Headlamps

Headlamps

Different Light sources for Headlamps Halogen headlamps Automotive Halogen bulbs are the most used light sources for headlamps, representing more than 80% of the car park. The Halogen technology was first developed by Cibié (Valeo-owned brand) in the 1950’s and continuously been improved since that time, with, for example, the development of more complex and efficient optical designs (complex shape reflectors, elliptical modules) that allow the use of transparent lenses (as opposition to striped lenses) and new design possibilities.

Xenon headlamps

Valeo was amongst the pionners of Xenon Headlamps in the early 90s. Xenon bulbs (also known as High-Intensity Discharge-HID lamps) produce light thanks to an electric arc generated between two electrodes. Xenon headlamps offer an increased visibility by more than 30% compared to halogen headlamps at a longer range (110m vs. 80m). Xenon headlamps also offer a light closer to daylight illumination, i.e. a whiter or blueish light, together with a lower power consumption (35W vs. 55W for H1 bulb) that allows significant CO2 emissions reduction by 1.3g/km and also a bulb lifetime that is 3 times the one of halogen bulbs.

LED headlamps

Light Emitting Diode (LED) provides a very efficient light for less power consumption than halogen and xenon bulbs, together with extended design possibilities thanks to its compact size. First used in rearlamps for their new design capabilities, LEDs are now used in headlamps, at first on high-end cars but expanding very quickly on medium and low-end vehicles. Beside offering at least the same optical performance level as Xenon headlamps, LED headlamps have a lower power consumption and last the entire car lifetime. LED technology is gaining more an more popularity while Halogen is decreasing and Xenon disappearing.

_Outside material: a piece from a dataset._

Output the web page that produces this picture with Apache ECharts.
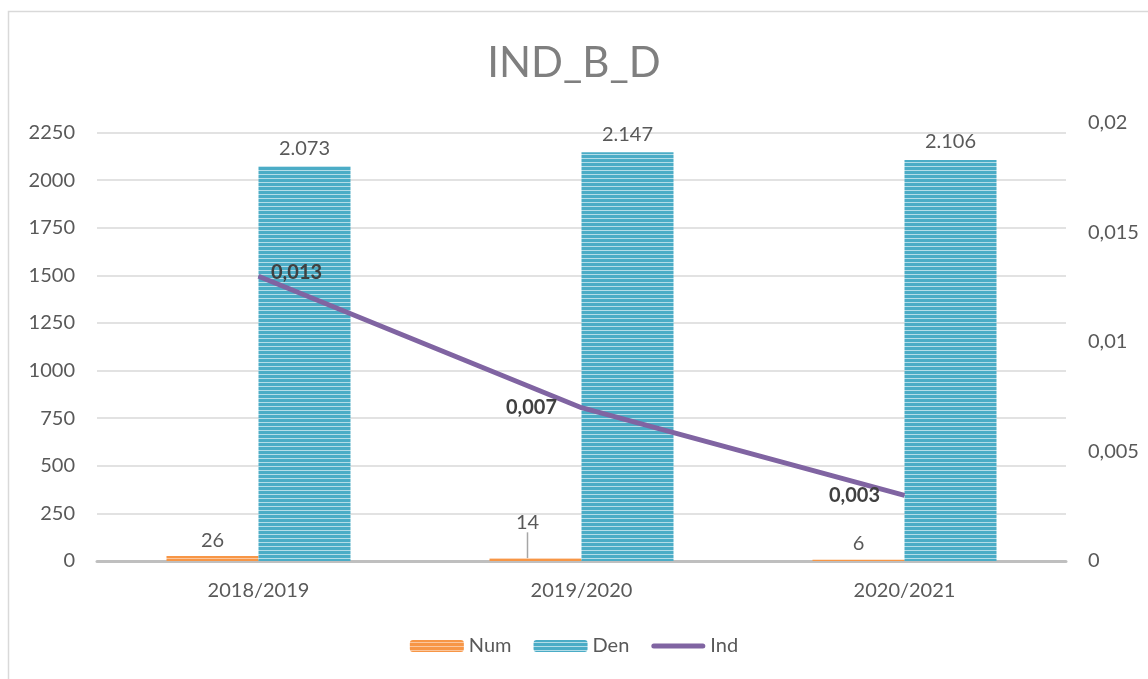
<!DOCTYPE html>
<html>
<head>
<meta charset="utf-8">
<title>IND_B_D</title>
<script src="https://cdn.jsdelivr.net/npm/echarts@6/dist/echarts.min.js"></script>
<style>
    html, body {
        margin: 0;
        padding: 0;
        background: #fff;
    }

    #chart {
        width: 1148px;
        height: 679px;
    }
</style>
</head>
<body>
<div id="chart"></div>
<script>
// data
const years = ['2018/2019', '2019/2020', '2020/2021'];
const numValues = [26, 14, 6];
const denValues = [2073, 2147, 2106];
const indValues = [0.013, 0.007, 0.003];

const leftTicks = {min: 0, max: 2300, interval: 250};
const rightTicks = {min: 0, max: 0.02, interval: 0.005};

const font = 'Lato, "Noto Sans", sans-serif';
const textColor = '#595959';
const fs = 20;

// horizontal stripe fill like the Excel pattern
function stripes(dark, light) {
    const c = document.createElement('canvas');
    c.width = 4;
    c.height = 4;
    const ctx = c.getContext('2d');
    ctx.fillStyle = dark;
    ctx.fillRect(0, 0, 4, 4);
    ctx.fillStyle = light;
    ctx.fillRect(0, 2, 4, 1);
    return {image: c, repeat: 'repeat'};
}

// 2073 -> "2.073", 0.013 -> "0,013"
const thousands = (v) => String(v).replace(/\B(?=(\d{3})+(?!\d))/g, '.');
const comma = (v) => String(v).replace('.', ',');

const indLabelPos = ['right', 'left', 'left'];
const lineIcon = 'path://M2.5,0 L51.5,0 A2.5,2.5 0 0 1 51.5,5 L2.5,5 A2.5,2.5 0 0 1 2.5,0 Z';

const chart = echarts.init(document.getElementById('chart'));
chart.setOption({
    animation: false,
    textStyle: {fontFamily: font},
    title: {
        text: 'IND_B_D',
        left: 'center',
        top: 37,
        textStyle: {
            fontFamily: font,
            fontSize: 42,
            fontWeight: 'normal',
            color: '#7f7f7f',
        },
    },
    graphic: [
        {
            type: 'rect',
            shape: {x: 8.5, y: 11.5, width: 1200, height: 700},
            style: {fill: 'none', stroke: '#d9d9d9', lineWidth: 1.5},
            silent: true,
        },
    ],
    grid: {
        left: 97,
        right: 82,
        top: 123,
        bottom: 118,
    },
    legend: {
        bottom: 18,
        left: 'center',
        itemWidth: 54,
        itemHeight: 12,
        itemGap: 22,
        symbolKeepAspect: true,
        textStyle: {fontFamily: font, fontSize: fs, color: textColor},
        data: ['Num', 'Den', {name: 'Ind', icon: lineIcon}],
    },
    xAxis: {
        type: 'category',
        data: years,
        axisTick: {show: false},
        axisLine: {lineStyle: {color: '#bfbfbf', width: 3}},
        axisLabel: {fontSize: fs, color: textColor, margin: 20},
    },
    yAxis: [
        {
            type: 'value',
            min: leftTicks.min,
            max: leftTicks.max,
            interval: leftTicks.interval,
            axisLine: {show: false},
            axisTick: {show: false},
            axisLabel: {
                fontSize: fs,
                color: textColor,
                margin: 22,
                showMaxLabel: false,
                formatter: (v) => String(v),
            },
            splitLine: {
                showMaxLine: false,
                lineStyle: {color: '#d9d9d9', width: 1.5},
            },
        },
        {
            type: 'value',
            min: rightTicks.min,
            max: rightTicks.max,
            interval: rightTicks.interval,
            axisLine: {show: false},
            axisTick: {show: false},
            splitLine: {show: false},
            axisLabel: {
                fontSize: fs,
                color: textColor,
                margin: 22,
                formatter: (v) => comma(v),
            },
        },
    ],
    series: [
        {
            name: 'Num',
            type: 'bar',
            barWidth: 92,
            barGap: '0%',
            data: numValues.map((v, i) => ({value: v, labelLine: {show: i === 1}})),
            itemStyle: {color: stripes('#f79646', '#fbc79e')},
            label: {
                show: true,
                position: 'top',
                distance: 6,
                fontSize: fs,
                color: textColor,
            },
            labelLine: {
                lineStyle: {color: '#a6a6a6', width: 1.5},
            },
            labelLayout: (p) => (p.dataIndex === 1 ? {dx: -8, dy: -20} : {}),
        },
        {
            name: 'Den',
            type: 'bar',
            barWidth: 92,
            data: denValues,
            itemStyle: {color: stripes('#4bacc6', '#b4dde8')},
            label: {
                show: true,
                position: 'top',
                distance: 8,
                fontSize: fs,
                color: textColor,
                formatter: (p) => thousands(p.value),
            },
        },
        {
            name: 'Ind',
            type: 'line',
            yAxisIndex: 1,
            symbol: 'circle',
            symbolSize: 1,
            data: indValues.map((v, i) => ({
                value: v,
                label: {
                    position: indLabelPos[i],
                    distance: i === 0 ? 12 : 24,
                    offset: i === 0 ? [0, -4] : [0, 0],
                },
            })),
            lineStyle: {color: '#8064a2', width: 5},
            itemStyle: {color: '#8064a2'},
            label: {
                show: true,
                fontSize: fs,
                fontWeight: 'bold',
                color: '#404040',
                formatter: (p) => comma(p.value),
            },
        },
    ],
});
</script>
</body>
</html>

Adaptative Front Lighting System

In combination with the different light sources, Valeo has been developping several technologies improving driver’s visibility in the scope of the Adaptative Front Lighting System (AFS) regulations set from the early 2000’s.

FBL / Cornering / DBL

Fixed Bending Light (FBL) and Cornering systems consist in additional reflecting surfaces or elliptical modules in headlamps or in foglamps, dedicated to corner visibility. The additional light source is switched on when the driver turns the steering wheel or activates the turn indicator. With the Dynamic Bending Light technology (DBL), there is no additional light: the elliptical module rotates up to 15° towards outside and 8° toward inside when the driver turns the steering wheel for a maximum visibility in corners.

Full AFS: intelligent Adaptative Lighting Systems

The Xenon or LED module swivels in every direction and adapt the light beam according to the vehicle speed and the weather conditions to improve driver’s comfort and safety. The standard low beam automatically changes to “Motorway beam” at a speed around 110 km/h to increase the visibility up to 120 meters. Other full AFS options include “Adverse weather beam” that concentrates lighting on certain areas of vision to reduce the glare generated by reflections of the light on wet surfaces or on fog droplets. Lastly, the “Tourism mode” reverses the lighting of right-hand-drive vehicles for driving in countries where one drives on the right side of the road, and vice versa.

ADB / Beamatic

Valeo has developed a Adaptative Driving Beam (ADB) system that uses a camera to detect the presence of other vehicles. The headlamps remain in the main beam position and progressively lower the beam as an oncoming vehicle approaches, to avoid glare. The function also takes into account the rear lamps of vehicles driving in the same lane. In an even more innovative development, the camera and position captors will detect the road gradient and adapt the beam height accordingly. Those functions are grouped together under the name BEAMATIC™.